1. http://web.stanford.edu/class/cs224w/slides/07-theory.pdf
2. https://zqfang.github.io/2021-08-12-graph-linkpredict/ (relevant for explaining transductive vs inductive) 

In this example, we are using the transductive strategy as specified in our frozen_config:

In [None]:
print(frozen_config.dataset_config.split_generator_config)

For transductive, at training time, it uses training message edges to predict training supervision edges. At validation time, the training message edges and training supervision edges are used to predict the validation edges and then all 3 are used to predict test edges. Below is the command to run split generator:


In [None]:
%%bash

python -m \
    gigl.src.split_generator.split_generator \
    --job_name toy_graph \
    --task_config_uri gs://TEMP DEV GBML PLACEHOLDER/toy_graph/config_populator/frozen_gbml_config.yaml

Upon completion, there will be 3 folders for train,test, and val. Each of them contains the protos for the positive and negaitve samples. The path for these folders is specified in the following location in the frozen_config:

In [None]:
print(frozen_config.shared_config.dataset_metadata)

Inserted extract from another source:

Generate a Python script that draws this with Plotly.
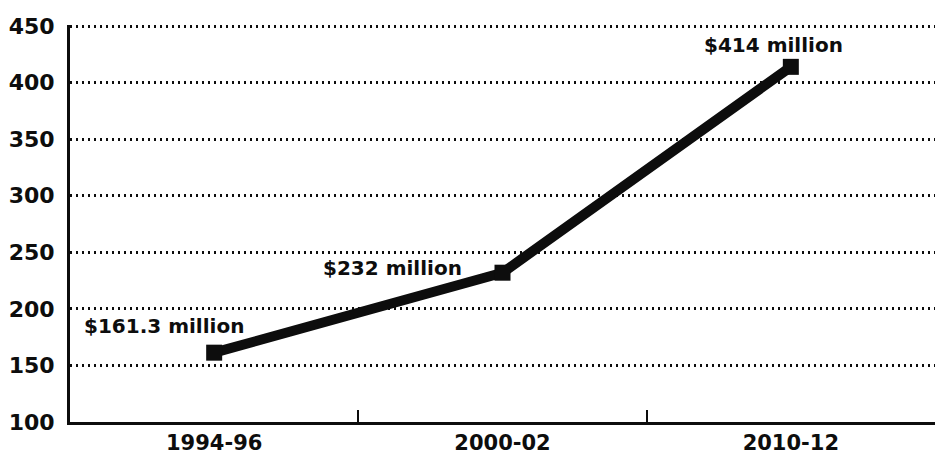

We can visualize the train,test, and val sample for the same root node as above (5) to see the pipeline process.

In [None]:
from visualize_sgn_output import SGNVisualizer

sgn_vis = SGNVisualizer(frozen_config_uri)

In [None]:
sgn_vis.visualize_main_data_output(5)

At this point, we have our graph data samples ready to be processed by the trainer and inferencer components. These components will extract representations/embeddings by learning contextual information for the specified task.